> **Provided material**:
[start]

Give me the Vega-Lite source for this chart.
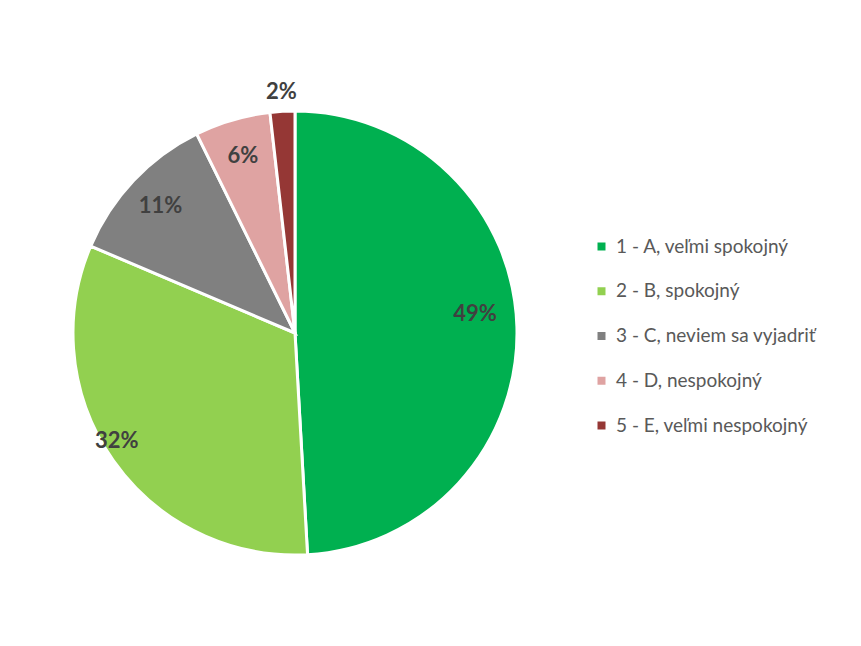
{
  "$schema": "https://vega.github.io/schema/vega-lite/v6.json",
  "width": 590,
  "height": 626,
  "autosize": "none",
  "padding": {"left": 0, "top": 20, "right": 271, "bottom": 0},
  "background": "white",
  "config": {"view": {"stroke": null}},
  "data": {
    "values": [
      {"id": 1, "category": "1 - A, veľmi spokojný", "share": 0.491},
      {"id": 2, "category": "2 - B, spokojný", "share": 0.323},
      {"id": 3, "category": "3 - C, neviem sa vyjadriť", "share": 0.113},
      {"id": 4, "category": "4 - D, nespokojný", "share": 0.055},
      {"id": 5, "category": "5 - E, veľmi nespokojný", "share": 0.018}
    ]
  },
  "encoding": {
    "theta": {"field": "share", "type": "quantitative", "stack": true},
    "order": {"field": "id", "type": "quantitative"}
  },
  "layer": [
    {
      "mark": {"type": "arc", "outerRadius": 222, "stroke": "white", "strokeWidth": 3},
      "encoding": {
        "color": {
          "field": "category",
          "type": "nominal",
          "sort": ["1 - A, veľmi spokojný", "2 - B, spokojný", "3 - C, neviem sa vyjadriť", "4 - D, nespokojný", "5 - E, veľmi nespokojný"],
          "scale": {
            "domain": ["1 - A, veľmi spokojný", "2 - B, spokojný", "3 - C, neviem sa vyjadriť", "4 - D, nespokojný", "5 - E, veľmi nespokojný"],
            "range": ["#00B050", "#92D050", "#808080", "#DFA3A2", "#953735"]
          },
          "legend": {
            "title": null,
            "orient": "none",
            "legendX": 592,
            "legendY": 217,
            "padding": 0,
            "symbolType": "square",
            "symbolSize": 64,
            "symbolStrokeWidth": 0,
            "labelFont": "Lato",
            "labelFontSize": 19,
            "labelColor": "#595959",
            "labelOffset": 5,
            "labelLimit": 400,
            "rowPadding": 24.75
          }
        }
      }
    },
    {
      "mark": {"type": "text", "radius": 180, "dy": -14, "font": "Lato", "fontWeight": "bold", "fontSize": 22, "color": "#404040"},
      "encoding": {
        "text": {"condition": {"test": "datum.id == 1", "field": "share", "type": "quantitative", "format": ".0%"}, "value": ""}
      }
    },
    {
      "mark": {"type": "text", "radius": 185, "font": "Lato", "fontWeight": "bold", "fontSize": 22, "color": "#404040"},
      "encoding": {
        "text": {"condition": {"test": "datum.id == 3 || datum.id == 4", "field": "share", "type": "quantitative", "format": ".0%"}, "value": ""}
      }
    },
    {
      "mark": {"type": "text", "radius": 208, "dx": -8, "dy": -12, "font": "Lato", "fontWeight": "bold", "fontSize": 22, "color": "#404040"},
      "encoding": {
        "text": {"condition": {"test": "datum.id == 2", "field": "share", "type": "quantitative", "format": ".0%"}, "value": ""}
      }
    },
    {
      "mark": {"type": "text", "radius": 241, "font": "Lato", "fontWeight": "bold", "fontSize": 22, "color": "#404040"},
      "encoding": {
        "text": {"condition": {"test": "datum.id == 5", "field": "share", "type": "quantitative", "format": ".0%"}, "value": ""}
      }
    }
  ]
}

[end]

> **Given task**: Repeat the data exactly, excluding the pictures.

> **Solution for this exercise**:
Give me the Vega-Lite source for this chart.
{
  "$schema": "https://vega.github.io/schema/vega-lite/v6.json",
  "width": 590,
  "height": 626,
  "autosize": "none",
  "padding": {"left": 0, "top": 20, "right": 271, "bottom": 0},
  "background": "white",
  "config": {"view": {"stroke": null}},
  "data": {
    "values": [
      {"id": 1, "category": "1 - A, veľmi spokojný", "share": 0.491},
      {"id": 2, "category": "2 - B, spokojný", "share": 0.323},
      {"id": 3, "category": "3 - C, neviem sa vyjadriť", "share": 0.113},
      {"id": 4, "category": "4 - D, nespokojný", "share": 0.055},
      {"id": 5, "category": "5 - E, veľmi nespokojný", "share": 0.018}
    ]
  },
  "encoding": {
    "theta": {"field": "share", "type": "quantitative", "stack": true},
    "order": {"field": "id", "type": "quantitative"}
  },
  "layer": [
    {
      "mark": {"type": "arc", "outerRadius": 222, "stroke": "white", "strokeWidth": 3},
      "encoding": {
        "color": {
          "field": "category",
          "type": "nominal",
          "sort": ["1 - A, veľmi spokojný", "2 - B, spokojný", "3 - C, neviem sa vyjadriť", "4 - D, nespokojný", "5 - E, veľmi nespokojný"],
          "scale": {
            "domain": ["1 - A, veľmi spokojný", "2 - B, spokojný", "3 - C, neviem sa vyjadriť", "4 - D, nespokojný", "5 - E, veľmi nespokojný"],
            "range": ["#00B050", "#92D050", "#808080", "#DFA3A2", "#953735"]
          },
          "legend": {
            "title": null,
            "orient": "none",
            "legendX": 592,
            "legendY": 217,
            "padding": 0,
            "symbolType": "square",
            "symbolSize": 64,
            "symbolStrokeWidth": 0,
            "labelFont": "Lato",
            "labelFontSize": 19,
            "labelColor": "#595959",
            "labelOffset": 5,
            "labelLimit": 400,
            "rowPadding": 24.75
          }
        }
      }
    },
    {
      "mark": {"type": "text", "radius": 180, "dy": -14, "font": "Lato", "fontWeight": "bold", "fontSize": 22, "color": "#404040"},
      "encoding": {
        "text": {"condition": {"test": "datum.id == 1", "field": "share", "type": "quantitative", "format": ".0%"}, "value": ""}
      }
    },
    {
      "mark": {"type": "text", "radius": 185, "font": "Lato", "fontWeight": "bold", "fontSize": 22, "color": "#404040"},
      "encoding": {
        "text": {"condition": {"test": "datum.id == 3 || datum.id == 4", "field": "share", "type": "quantitative", "format": ".0%"}, "value": ""}
      }
    },
    {
      "mark": {"type": "text", "radius": 208, "dx": -8, "dy": -12, "font": "Lato", "fontWeight": "bold", "fontSize": 22, "color": "#404040"},
      "encoding": {
        "text": {"condition": {"test": "datum.id == 2", "field": "share", "type": "quantitative", "format": ".0%"}, "value": ""}
      }
    },
    {
      "mark": {"type": "text", "radius": 241, "font": "Lato", "fontWeight": "bold", "fontSize": 22, "color": "#404040"},
      "encoding": {
        "text": {"condition": {"test": "datum.id == 5", "field": "share", "type": "quantitative", "format": ".0%"}, "value": ""}
      }
    }
  ]
}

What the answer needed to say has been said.